- _STATED PROBLEM_
From the first line of the data below through the line holding "0, 0, 0, 0, 0];", output each line exactly and leave the pictures out.

- _INFORMATION SHOWN_
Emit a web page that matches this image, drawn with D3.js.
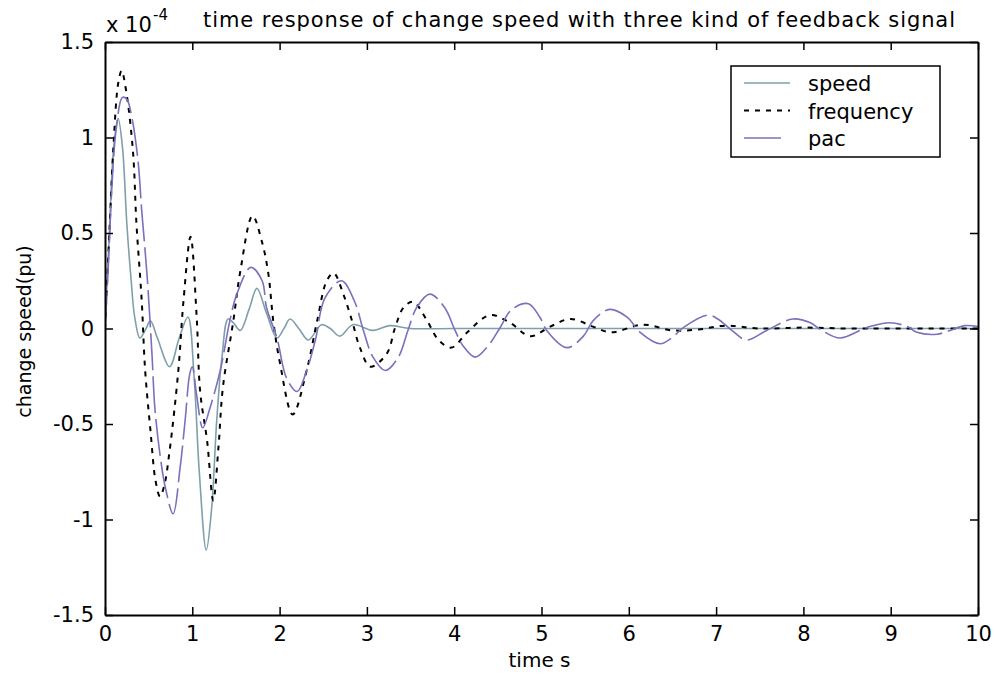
<!DOCTYPE html>
<html>
<head>
<meta charset="utf-8">
<script src="https://cdn.jsdelivr.net/npm/d3@7"></script>
<style>
  body { margin: 0; background: #fff; }
  text { font-family: "DejaVu Sans", "Liberation Sans", sans-serif; fill: #000; }
</style>
</head>
<body>
<div id="chart"></div>
<script>
// values, in units of 1e-4 pu
const speedT = [0, 0.05, 0.1, 0.15, 0.2, 0.25, 0.3, 0.34, 0.4, 0.46, 0.52, 0.6, 0.74, 0.85, 0.95, 1.02, 1.08, 1.16, 1.22, 1.28, 1.34, 1.41, 1.47, 1.55, 1.65, 1.74, 1.85, 1.97, 2.05, 2.12, 2.22, 2.33, 2.48, 2.58, 2.69, 2.84, 3.07, 3.26, 3.5, 4, 5, 6, 7, 8, 9, 10];
const speedV = [0, 0.5, 0.95, 1.1, 0.95, 0.55, 0.25, 0.06, -0.05, -0.01, 0.04, -0.05, -0.2, -0.05, 0.06, -0.25, -0.75, -1.16, -0.95, -0.48, -0.15, 0.05, 0.03, -0.01, 0.1, 0.21, 0.08, -0.05, 0.0, 0.05, 0.0, -0.06, 0.02, 0.0, -0.04, 0.02, -0.01, 0.015, 0, 0, 0, 0, 0, 0, 0, 0];

const freqT = [0, 0.05, 0.1, 0.15, 0.19, 0.24, 0.32, 0.36, 0.42, 0.46, 0.52, 0.58, 0.63, 0.68, 0.74, 0.84, 0.9, 0.98, 1.05, 1.09, 1.17, 1.24, 1.3, 1.35, 1.47, 1.55, 1.69, 1.8, 1.87, 1.93, 2.0, 2.15, 2.31, 2.43, 2.54, 2.62, 2.73, 2.83, 2.92, 3.04, 3.23, 3.32, 3.42, 3.53, 3.69, 3.82, 3.97, 4.15, 4.41, 4.64, 4.87, 5.1, 5.33, 5.59, 5.8, 6.16, 6.5, 6.8, 7.1, 7.5, 8.0, 8.5, 9.0, 9.5, 10];
const freqV = [0, 0.5, 0.98, 1.28, 1.35, 1.25, 0.93, 0.55, 0.15, -0.22, -0.53, -0.8, -0.88, -0.82, -0.64, -0.22, 0.15, 0.48, 0.06, -0.33, -0.59, -0.9, -0.62, -0.31, 0.04, 0.3, 0.59, 0.45, 0.29, 0.03, -0.17, -0.45, -0.22, 0.04, 0.25, 0.29, 0.18, 0.04, -0.1, -0.2, -0.13, 0.0, 0.11, 0.14, 0.04, -0.06, -0.1, -0.02, 0.07, 0.03, -0.04, 0.01, 0.05, 0.01, -0.02, 0.02, -0.01, -0.005, 0.015, 0.0, 0.005, 0, 0, 0, 0];

const pacT = [0, 0.04, 0.08, 0.13, 0.2, 0.25, 0.31, 0.38, 0.42, 0.48, 0.54, 0.57, 0.63, 0.69, 0.78, 0.86, 0.92, 0.97, 1.0, 1.05, 1.12, 1.2, 1.32, 1.43, 1.51, 1.67, 1.8, 1.85, 1.97, 2.08, 2.2, 2.31, 2.41, 2.52, 2.71, 2.86, 2.96, 3.07, 3.21, 3.36, 3.47, 3.57, 3.72, 3.89, 4.01, 4.1, 4.24, 4.39, 4.52, 4.66, 4.85, 4.98, 5.06, 5.29, 5.48, 5.59, 5.78, 5.98, 6.13, 6.36, 6.49, 6.64, 6.9, 7.02, 7.18, 7.35, 7.58, 7.88, 8.08, 8.21, 8.42, 8.65, 8.76, 8.99, 9.19, 9.3, 9.53, 9.68, 9.85, 10];
const pacV = [0, 0.35, 0.75, 1.05, 1.21, 1.2, 1.1, 0.87, 0.62, 0.29, -0.15, -0.41, -0.66, -0.83, -0.97, -0.73, -0.47, -0.24, -0.2, -0.35, -0.52, -0.42, -0.22, 0.04, 0.18, 0.32, 0.25, 0.11, -0.05, -0.26, -0.33, -0.22, -0.06, 0.16, 0.25, 0.14, -0.01, -0.15, -0.22, -0.15, -0.01, 0.11, 0.18, 0.11, -0.01, -0.09, -0.15, -0.09, 0.0, 0.1, 0.13, 0.06, -0.01, -0.1, -0.04, 0.04, 0.1, 0.06, -0.02, -0.08, -0.05, 0.01, 0.07, 0.05, -0.01, -0.06, -0.01, 0.05, 0.03, -0.01, -0.05, -0.01, 0.01, 0.03, 0.01, -0.02, -0.03, -0.01, 0.015, 0.01];

const xTicks = [0, 1, 2, 3, 4, 5, 6, 7, 8, 9, 10];
const yTicks = [-1.5, -1, -0.5, 0, 0.5, 1, 1.5];
const seriesNames = ["speed", "frequency", "pac"];

const series = [
    { name: seriesNames[0], t: speedT, v: speedV, color: "#7fa0aa", dash: null, width: 1.6 },
    { name: seriesNames[1], t: freqT, v: freqV, color: "#000", dash: "5,6", width: 2 },
    { name: seriesNames[2], t: pacT, v: pacV, color: "#7a70bd", dash: "37,6", width: 1.6 }
];

const W = 995, H = 675;
const margin = { top: 42, right: 17, bottom: 60, left: 105 },
    width = W - margin.left - margin.right,
    height = H - margin.top - margin.bottom;

const svg = d3.select("#chart")
    .append("svg")
    .attr("width", W)
    .attr("height", H);

const g = svg.append("g")
    .attr("transform", "translate(" + margin.left + "," + margin.top + ")");

const x = d3.scaleLinear().domain([0, 10]).range([0, width]);
const y = d3.scaleLinear().domain([-1.5, 1.5]).range([height, 0]);

// lines
const line = d3.line()
    .x(d => x(d[0]))
    .y(d => y(d[1]))
    .curve(d3.curveCatmullRom.alpha(0.5));

g.append("defs").append("clipPath").attr("id", "clip")
    .append("rect").attr("width", width).attr("height", height);

series.forEach(s => {
    g.append("path")
        .datum(s.t.map((t, i) => [t, s.v[i]]))
        .attr("clip-path", "url(#clip)")
        .attr("fill", "none")
        .attr("stroke", s.color)
        .attr("stroke-width", s.width)
        .attr("stroke-dasharray", s.dash)
        .attr("d", line);
});

// axes (box with inward ticks, like matlab)
function styleAxis(sel) {
    sel.select(".domain").attr("stroke", "#000").attr("stroke-width", 2);
    sel.selectAll(".tick line").attr("stroke", "#000").attr("stroke-width", 1.5);
    sel.selectAll("text").style("font-size", "21px").attr("fill", "#000");
}

g.append("g")
    .attr("transform", "translate(0," + height + ")")
    .call(d3.axisBottom(x).tickValues(xTicks).tickSizeInner(-8).tickSizeOuter(0).tickPadding(11).tickFormat(d3.format("d")))
    .call(styleAxis)
    .call(a => a.selectAll("text").attr("font-family", null));

g.append("g")
    .call(d3.axisTop(x).tickValues(xTicks).tickSizeInner(-8).tickSizeOuter(0).tickFormat(""))
    .call(styleAxis);

g.append("g")
    .call(d3.axisLeft(y).tickValues(yTicks).tickSizeInner(-8).tickSizeOuter(0).tickPadding(11).tickFormat(d => d))
    .call(styleAxis);

g.append("g")
    .attr("transform", "translate(" + width + ",0)")
    .call(d3.axisRight(y).tickValues(yTicks).tickSizeInner(-8).tickSizeOuter(0).tickFormat(""))
    .call(styleAxis);

// exponent and title
svg.append("text")
    .attr("x", 106).attr("y", 32)
    .style("font-size", "21px")
    .text("x 10");
svg.append("text")
    .attr("x", 153).attr("y", 20)
    .style("font-size", "15px")
    .text("-4");

svg.append("text")
    .attr("x", 203).attr("y", 27)
    .attr("textLength", 752)
    .attr("lengthAdjust", "spacing")
    .style("font-size", "21px")
    .text("time response of change speed with three kind of feedback signal");

// axis labels
svg.append("text")
    .attr("x", margin.left + width / 2 - 2).attr("y", 667)
    .attr("text-anchor", "middle")
    .style("font-size", "20px")
    .text("time s");

svg.append("text")
    .attr("transform", "translate(31," + (margin.top + height / 2 + 3) + ") rotate(-90)")
    .attr("text-anchor", "middle")
    .style("font-size", "19px")
    .text("change speed(pu)");

// legend
const legend = svg.append("g").attr("transform", "translate(731,66)");
legend.append("rect")
    .attr("width", 209).attr("height", 91)
    .attr("fill", "#fff").attr("stroke", "#000").attr("stroke-width", 1.5);

const legendLen = [46, 46, 37];
series.forEach((s, i) => {
    const ly = 17 + i * 27.5;
    legend.append("line")
        .attr("x1", 13).attr("x2", 13 + legendLen[i])
        .attr("y1", ly).attr("y2", ly)
        .attr("stroke", s.color)
        .attr("stroke-width", s.width)
        .attr("stroke-dasharray", s.dash);
    legend.append("text")
        .attr("x", 77).attr("y", ly + 8)
        .style("font-size", "21px")
        .text(s.name);
});
</script>
</body>
</html>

- _CORRECT RESPONSE_
Emit a web page that matches this image, drawn with D3.js.
<!DOCTYPE html>
<html>
<head>
<meta charset="utf-8">
<script src="https://cdn.jsdelivr.net/npm/d3@7"></script>
<style>
  body { margin: 0; background: #fff; }
  text { font-family: "DejaVu Sans", "Liberation Sans", sans-serif; fill: #000; }
</style>
</head>
<body>
<div id="chart"></div>
<script>
// values, in units of 1e-4 pu
const speedT = [0, 0.05, 0.1, 0.15, 0.2, 0.25, 0.3, 0.34, 0.4, 0.46, 0.52, 0.6, 0.74, 0.85, 0.95, 1.02, 1.08, 1.16, 1.22, 1.28, 1.34, 1.41, 1.47, 1.55, 1.65, 1.74, 1.85, 1.97, 2.05, 2.12, 2.22, 2.33, 2.48, 2.58, 2.69, 2.84, 3.07, 3.26, 3.5, 4, 5, 6, 7, 8, 9, 10];
const speedV = [0, 0.5, 0.95, 1.1, 0.95, 0.55, 0.25, 0.06, -0.05, -0.01, 0.04, -0.05, -0.2, -0.05, 0.06, -0.25, -0.75, -1.16, -0.95, -0.48, -0.15, 0.05, 0.03, -0.01, 0.1, 0.21, 0.08, -0.05, 0.0, 0.05, 0.0, -0.06, 0.02, 0.0, -0.04, 0.02, -0.01, 0.015, 0, 0, 0, 0, 0, 0, 0, 0];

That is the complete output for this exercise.